• _Task to carry out_: Leave out the pictures and set down exactly the lines from the start of the listing through the one with "0.0003, 0, 0];", both included.

• _Information provided_:
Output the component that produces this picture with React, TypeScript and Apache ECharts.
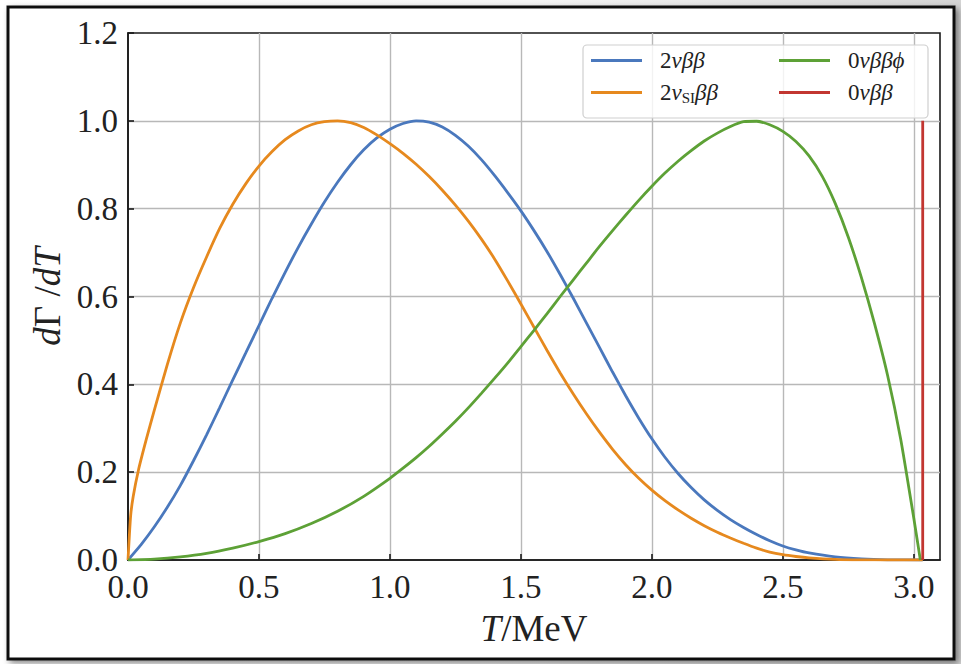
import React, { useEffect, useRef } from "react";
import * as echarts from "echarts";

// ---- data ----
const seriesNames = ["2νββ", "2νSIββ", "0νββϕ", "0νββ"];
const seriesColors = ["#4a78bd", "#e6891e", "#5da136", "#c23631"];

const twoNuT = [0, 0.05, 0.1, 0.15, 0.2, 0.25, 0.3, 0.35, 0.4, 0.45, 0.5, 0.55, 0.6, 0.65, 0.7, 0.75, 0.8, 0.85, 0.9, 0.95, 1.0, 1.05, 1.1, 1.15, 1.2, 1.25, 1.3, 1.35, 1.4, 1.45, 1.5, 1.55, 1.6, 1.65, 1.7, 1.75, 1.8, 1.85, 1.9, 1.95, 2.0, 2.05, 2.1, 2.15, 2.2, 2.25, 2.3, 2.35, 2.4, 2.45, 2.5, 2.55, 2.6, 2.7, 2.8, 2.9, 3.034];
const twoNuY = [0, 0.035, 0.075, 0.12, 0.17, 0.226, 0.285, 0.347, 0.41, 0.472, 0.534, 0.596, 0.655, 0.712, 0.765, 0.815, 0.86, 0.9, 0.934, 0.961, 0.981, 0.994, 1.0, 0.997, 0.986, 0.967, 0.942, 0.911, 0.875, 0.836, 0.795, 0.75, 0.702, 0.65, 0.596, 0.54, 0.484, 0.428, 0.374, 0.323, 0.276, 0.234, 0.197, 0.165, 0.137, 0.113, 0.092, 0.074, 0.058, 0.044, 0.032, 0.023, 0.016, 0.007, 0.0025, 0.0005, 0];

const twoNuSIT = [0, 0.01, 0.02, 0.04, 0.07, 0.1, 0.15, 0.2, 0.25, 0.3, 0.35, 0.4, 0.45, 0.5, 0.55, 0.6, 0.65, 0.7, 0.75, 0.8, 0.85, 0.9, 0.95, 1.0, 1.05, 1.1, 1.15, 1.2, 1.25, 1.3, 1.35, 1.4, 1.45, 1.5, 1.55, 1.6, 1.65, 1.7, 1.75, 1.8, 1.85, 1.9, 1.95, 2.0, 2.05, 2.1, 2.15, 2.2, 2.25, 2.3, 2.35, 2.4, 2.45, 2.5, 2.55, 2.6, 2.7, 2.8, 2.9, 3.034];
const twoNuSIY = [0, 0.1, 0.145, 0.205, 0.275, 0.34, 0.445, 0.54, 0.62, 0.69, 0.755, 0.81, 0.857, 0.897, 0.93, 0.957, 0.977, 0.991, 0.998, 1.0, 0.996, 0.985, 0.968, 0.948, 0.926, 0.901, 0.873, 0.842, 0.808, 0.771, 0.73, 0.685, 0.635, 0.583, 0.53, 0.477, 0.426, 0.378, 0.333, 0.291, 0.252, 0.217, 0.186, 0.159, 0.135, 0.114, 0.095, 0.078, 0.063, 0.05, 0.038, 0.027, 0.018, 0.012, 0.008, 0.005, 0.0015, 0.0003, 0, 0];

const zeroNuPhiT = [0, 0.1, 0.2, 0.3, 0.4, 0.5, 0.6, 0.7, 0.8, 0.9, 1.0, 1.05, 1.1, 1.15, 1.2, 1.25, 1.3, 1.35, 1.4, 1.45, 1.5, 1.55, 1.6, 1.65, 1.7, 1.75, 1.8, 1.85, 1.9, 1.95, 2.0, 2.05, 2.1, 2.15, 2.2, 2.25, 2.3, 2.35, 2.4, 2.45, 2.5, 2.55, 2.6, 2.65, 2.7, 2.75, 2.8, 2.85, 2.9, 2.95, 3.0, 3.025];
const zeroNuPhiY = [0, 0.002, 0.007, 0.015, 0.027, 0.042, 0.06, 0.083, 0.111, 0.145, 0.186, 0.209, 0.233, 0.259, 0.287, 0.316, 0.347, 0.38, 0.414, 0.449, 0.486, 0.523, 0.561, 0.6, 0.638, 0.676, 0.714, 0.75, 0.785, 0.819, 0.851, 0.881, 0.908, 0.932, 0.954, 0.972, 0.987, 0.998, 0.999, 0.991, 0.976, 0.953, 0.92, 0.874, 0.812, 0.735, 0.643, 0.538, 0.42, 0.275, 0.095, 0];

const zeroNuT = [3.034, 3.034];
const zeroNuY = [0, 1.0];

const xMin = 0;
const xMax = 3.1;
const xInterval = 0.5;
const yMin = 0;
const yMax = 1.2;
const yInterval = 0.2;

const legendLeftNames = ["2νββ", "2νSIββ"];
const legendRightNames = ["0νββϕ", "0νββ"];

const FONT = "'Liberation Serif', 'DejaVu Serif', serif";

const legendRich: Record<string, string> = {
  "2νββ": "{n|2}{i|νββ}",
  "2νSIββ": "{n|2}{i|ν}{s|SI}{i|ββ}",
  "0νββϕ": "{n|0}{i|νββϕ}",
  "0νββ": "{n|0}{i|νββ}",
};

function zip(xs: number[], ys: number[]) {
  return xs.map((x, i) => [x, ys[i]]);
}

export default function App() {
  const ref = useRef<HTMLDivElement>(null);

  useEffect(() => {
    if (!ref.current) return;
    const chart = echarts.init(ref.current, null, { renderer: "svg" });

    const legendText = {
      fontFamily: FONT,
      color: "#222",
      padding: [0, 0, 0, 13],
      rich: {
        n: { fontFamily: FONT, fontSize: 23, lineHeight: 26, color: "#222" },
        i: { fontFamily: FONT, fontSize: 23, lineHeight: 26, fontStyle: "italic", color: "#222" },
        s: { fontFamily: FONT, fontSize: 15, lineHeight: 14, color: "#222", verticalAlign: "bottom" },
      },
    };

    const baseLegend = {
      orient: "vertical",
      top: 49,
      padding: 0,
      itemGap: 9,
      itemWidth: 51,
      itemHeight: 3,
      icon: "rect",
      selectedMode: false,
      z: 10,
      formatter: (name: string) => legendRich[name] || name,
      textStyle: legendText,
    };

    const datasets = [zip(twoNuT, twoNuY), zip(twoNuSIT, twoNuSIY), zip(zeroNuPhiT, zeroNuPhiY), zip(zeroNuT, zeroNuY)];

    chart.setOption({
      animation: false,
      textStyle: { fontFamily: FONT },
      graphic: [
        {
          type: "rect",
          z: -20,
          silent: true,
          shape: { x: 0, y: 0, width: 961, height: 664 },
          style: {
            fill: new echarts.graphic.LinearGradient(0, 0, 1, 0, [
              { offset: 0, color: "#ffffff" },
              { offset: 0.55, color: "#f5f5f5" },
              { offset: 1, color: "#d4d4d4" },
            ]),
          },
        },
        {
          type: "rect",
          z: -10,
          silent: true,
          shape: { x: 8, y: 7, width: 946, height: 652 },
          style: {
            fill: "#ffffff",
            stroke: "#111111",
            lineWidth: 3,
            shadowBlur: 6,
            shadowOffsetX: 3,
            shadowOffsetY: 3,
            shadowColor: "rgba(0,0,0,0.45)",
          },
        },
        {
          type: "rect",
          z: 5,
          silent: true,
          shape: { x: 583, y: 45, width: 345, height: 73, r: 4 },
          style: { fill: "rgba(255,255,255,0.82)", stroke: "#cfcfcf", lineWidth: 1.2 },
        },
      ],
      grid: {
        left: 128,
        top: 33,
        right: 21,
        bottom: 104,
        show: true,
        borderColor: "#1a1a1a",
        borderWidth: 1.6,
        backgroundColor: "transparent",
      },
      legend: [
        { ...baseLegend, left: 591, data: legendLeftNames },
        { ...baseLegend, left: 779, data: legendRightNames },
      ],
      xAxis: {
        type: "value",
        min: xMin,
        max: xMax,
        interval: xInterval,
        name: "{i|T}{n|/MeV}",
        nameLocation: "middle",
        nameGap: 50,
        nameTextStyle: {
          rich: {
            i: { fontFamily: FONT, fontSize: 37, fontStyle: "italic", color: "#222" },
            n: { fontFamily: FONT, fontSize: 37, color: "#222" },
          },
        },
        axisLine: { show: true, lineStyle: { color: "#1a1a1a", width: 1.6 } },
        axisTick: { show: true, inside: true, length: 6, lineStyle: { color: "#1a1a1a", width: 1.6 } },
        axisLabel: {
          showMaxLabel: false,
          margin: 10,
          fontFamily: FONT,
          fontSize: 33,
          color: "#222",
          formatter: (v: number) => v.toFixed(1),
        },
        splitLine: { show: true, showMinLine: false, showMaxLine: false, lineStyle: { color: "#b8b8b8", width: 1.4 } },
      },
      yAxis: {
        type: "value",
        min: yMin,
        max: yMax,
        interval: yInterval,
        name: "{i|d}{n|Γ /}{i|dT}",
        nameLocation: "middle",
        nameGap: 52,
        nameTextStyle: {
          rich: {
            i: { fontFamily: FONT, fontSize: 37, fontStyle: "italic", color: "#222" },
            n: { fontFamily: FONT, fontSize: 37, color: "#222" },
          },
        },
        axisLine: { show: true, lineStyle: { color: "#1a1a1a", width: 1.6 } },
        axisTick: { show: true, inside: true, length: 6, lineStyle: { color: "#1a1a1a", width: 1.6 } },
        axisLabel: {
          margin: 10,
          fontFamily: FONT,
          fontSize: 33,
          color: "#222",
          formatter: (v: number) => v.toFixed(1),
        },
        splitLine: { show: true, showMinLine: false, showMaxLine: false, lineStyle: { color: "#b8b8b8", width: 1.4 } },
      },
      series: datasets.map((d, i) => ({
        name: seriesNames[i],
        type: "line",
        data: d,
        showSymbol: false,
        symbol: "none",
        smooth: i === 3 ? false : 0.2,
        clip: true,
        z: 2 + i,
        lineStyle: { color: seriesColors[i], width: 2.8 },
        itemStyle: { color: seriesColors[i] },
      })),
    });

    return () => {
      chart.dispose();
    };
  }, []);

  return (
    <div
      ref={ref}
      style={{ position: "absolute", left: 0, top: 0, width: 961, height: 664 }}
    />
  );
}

• _Written reply_:
Output the component that produces this picture with React, TypeScript and Apache ECharts.
import React, { useEffect, useRef } from "react";
import * as echarts from "echarts";

// ---- data ----
const seriesNames = ["2νββ", "2νSIββ", "0νββϕ", "0νββ"];
const seriesColors = ["#4a78bd", "#e6891e", "#5da136", "#c23631"];

const twoNuT = [0, 0.05, 0.1, 0.15, 0.2, 0.25, 0.3, 0.35, 0.4, 0.45, 0.5, 0.55, 0.6, 0.65, 0.7, 0.75, 0.8, 0.85, 0.9, 0.95, 1.0, 1.05, 1.1, 1.15, 1.2, 1.25, 1.3, 1.35, 1.4, 1.45, 1.5, 1.55, 1.6, 1.65, 1.7, 1.75, 1.8, 1.85, 1.9, 1.95, 2.0, 2.05, 2.1, 2.15, 2.2, 2.25, 2.3, 2.35, 2.4, 2.45, 2.5, 2.55, 2.6, 2.7, 2.8, 2.9, 3.034];
const twoNuY = [0, 0.035, 0.075, 0.12, 0.17, 0.226, 0.285, 0.347, 0.41, 0.472, 0.534, 0.596, 0.655, 0.712, 0.765, 0.815, 0.86, 0.9, 0.934, 0.961, 0.981, 0.994, 1.0, 0.997, 0.986, 0.967, 0.942, 0.911, 0.875, 0.836, 0.795, 0.75, 0.702, 0.65, 0.596, 0.54, 0.484, 0.428, 0.374, 0.323, 0.276, 0.234, 0.197, 0.165, 0.137, 0.113, 0.092, 0.074, 0.058, 0.044, 0.032, 0.023, 0.016, 0.007, 0.0025, 0.0005, 0];

const twoNuSIT = [0, 0.01, 0.02, 0.04, 0.07, 0.1, 0.15, 0.2, 0.25, 0.3, 0.35, 0.4, 0.45, 0.5, 0.55, 0.6, 0.65, 0.7, 0.75, 0.8, 0.85, 0.9, 0.95, 1.0, 1.05, 1.1, 1.15, 1.2, 1.25, 1.3, 1.35, 1.4, 1.45, 1.5, 1.55, 1.6, 1.65, 1.7, 1.75, 1.8, 1.85, 1.9, 1.95, 2.0, 2.05, 2.1, 2.15, 2.2, 2.25, 2.3, 2.35, 2.4, 2.45, 2.5, 2.55, 2.6, 2.7, 2.8, 2.9, 3.034];
const twoNuSIY = [0, 0.1, 0.145, 0.205, 0.275, 0.34, 0.445, 0.54, 0.62, 0.69, 0.755, 0.81, 0.857, 0.897, 0.93, 0.957, 0.977, 0.991, 0.998, 1.0, 0.996, 0.985, 0.968, 0.948, 0.926, 0.901, 0.873, 0.842, 0.808, 0.771, 0.73, 0.685, 0.635, 0.583, 0.53, 0.477, 0.426, 0.378, 0.333, 0.291, 0.252, 0.217, 0.186, 0.159, 0.135, 0.114, 0.095, 0.078, 0.063, 0.05, 0.038, 0.027, 0.018, 0.012, 0.008, 0.005, 0.0015, 0.0003, 0, 0];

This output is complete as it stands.